##### Raw data #####

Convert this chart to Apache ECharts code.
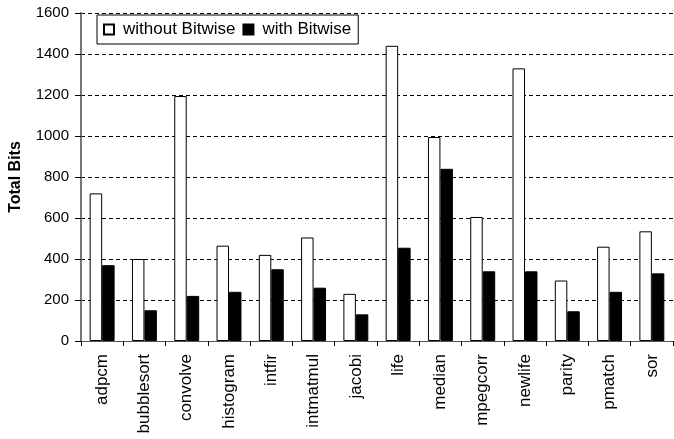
<!DOCTYPE html>
<html><head><meta charset="utf-8">
<script src="https://cdn.jsdelivr.net/npm/echarts@6/dist/echarts.min.js"></script>
<style>html,body{margin:0;padding:0;background:#fff}#c{width:674px;height:439px}</style>
</head><body><div id="c"></div>
<script>
const categories = ['adpcm','bubblesort','convolve','histogram','intfir','intmatmul','jacobi','life','median','mpegcorr','newlife','parity','pmatch','sor'];
const withoutBitwise = [720,400,1195,465,420,505,230,1440,995,605,1330,295,460,535];
const withBitwise = [370,150,220,240,350,260,130,455,840,340,340,145,240,330];
const yTicks = {min:0, max:1600, interval:200};
const font = 'Liberation Sans, Arial, sans-serif';
const chart = echarts.init(document.getElementById('c'), null, {renderer:'canvas'});
chart.setOption({
  animation:false,
  textStyle:{fontFamily:font},
  grid:{left:80, right:1, top:13, bottom:98, containLabel:false},
  legend:{
    left:97, top:15, itemGap:7, itemWidth:10, itemHeight:10, icon:'rect',
    padding:[6,7,6,6],
    borderColor:'#000', borderWidth:1, backgroundColor:'#fff',
    textStyle:{fontFamily:font, fontSize:17, color:'#000', padding:[0,0,0,4]},
    data:['without Bitwise','with Bitwise']
  },
  xAxis:{
    type:'category', data:categories,
    axisLine:{lineStyle:{color:'#555', width:1}},
    axisTick:{show:true, length:5, lineStyle:{color:'#000'}},
    axisLabel:{rotate:90, fontSize:17, color:'#000', fontFamily:font, margin:13, interval:0}
  },
  yAxis:{
    type:'value', min:yTicks.min, max:yTicks.max, interval:yTicks.interval,
    name:'Total Bits', nameLocation:'middle', nameGap:57,
    nameTextStyle:{fontFamily:font, fontSize:16, fontWeight:'bold', color:'#000'},
    axisLine:{show:true, lineStyle:{color:'#777', width:2}},
    axisTick:{show:true, length:6, lineStyle:{color:'#000'}},
    axisLabel:{fontSize:15, color:'#000', fontFamily:font, margin:12, formatter:v=>String(v)},
    splitLine:{show:true, lineStyle:{color:'#000', type:[4,3], width:1}}
  },
  series:[
    {name:'without Bitwise', type:'bar', data:withoutBitwise, barGap:'0%', barCategoryGap:'41%',
     itemStyle:{color:'#fff', borderColor:'#000', borderWidth:1}},
    {name:'with Bitwise', type:'bar', data:withBitwise,
     itemStyle:{color:'#000', borderColor:'#000', borderWidth:1}}
  ]
});
</script></body></html>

#####

Retype the listing exactly. Pictures do not belong in the copy.

Convert this chart to Apache ECharts code.
<!DOCTYPE html>
<html><head><meta charset="utf-8">
<script src="https://cdn.jsdelivr.net/npm/echarts@6/dist/echarts.min.js"></script>
<style>html,body{margin:0;padding:0;background:#fff}#c{width:674px;height:439px}</style>
</head><body><div id="c"></div>
<script>
const categories = ['adpcm','bubblesort','convolve','histogram','intfir','intmatmul','jacobi','life','median','mpegcorr','newlife','parity','pmatch','sor'];
const withoutBitwise = [720,400,1195,465,420,505,230,1440,995,605,1330,295,460,535];
const withBitwise = [370,150,220,240,350,260,130,455,840,340,340,145,240,330];
const yTicks = {min:0, max:1600, interval:200};
const font = 'Liberation Sans, Arial, sans-serif';
const chart = echarts.init(document.getElementById('c'), null, {renderer:'canvas'});
chart.setOption({
  animation:false,
  textStyle:{fontFamily:font},
  grid:{left:80, right:1, top:13, bottom:98, containLabel:false},
  legend:{
    left:97, top:15, itemGap:7, itemWidth:10, itemHeight:10, icon:'rect',
    padding:[6,7,6,6],
    borderColor:'#000', borderWidth:1, backgroundColor:'#fff',
    textStyle:{fontFamily:font, fontSize:17, color:'#000', padding:[0,0,0,4]},
    data:['without Bitwise','with Bitwise']
  },
  xAxis:{
    type:'category', data:categories,
    axisLine:{lineStyle:{color:'#555', width:1}},
    axisTick:{show:true, length:5, lineStyle:{color:'#000'}},
    axisLabel:{rotate:90, fontSize:17, color:'#000', fontFamily:font, margin:13, interval:0}
  },
  yAxis:{
    type:'value', min:yTicks.min, max:yTicks.max, interval:yTicks.interval,
    name:'Total Bits', nameLocation:'middle', nameGap:57,
    nameTextStyle:{fontFamily:font, fontSize:16, fontWeight:'bold', color:'#000'},
    axisLine:{show:true, lineStyle:{color:'#777', width:2}},
    axisTick:{show:true, length:6, lineStyle:{color:'#000'}},
    axisLabel:{fontSize:15, color:'#000', fontFamily:font, margin:12, formatter:v=>String(v)},
    splitLine:{show:true, lineStyle:{color:'#000', type:[4,3], width:1}}
  },
  series:[
    {name:'without Bitwise', type:'bar', data:withoutBitwise, barGap:'0%', barCategoryGap:'41%',
     itemStyle:{color:'#fff', borderColor:'#000', borderWidth:1}},
    {name:'with Bitwise', type:'bar', data:withBitwise,
     itemStyle:{color:'#000', borderColor:'#000', borderWidth:1}}
  ]
});
</script></body></html>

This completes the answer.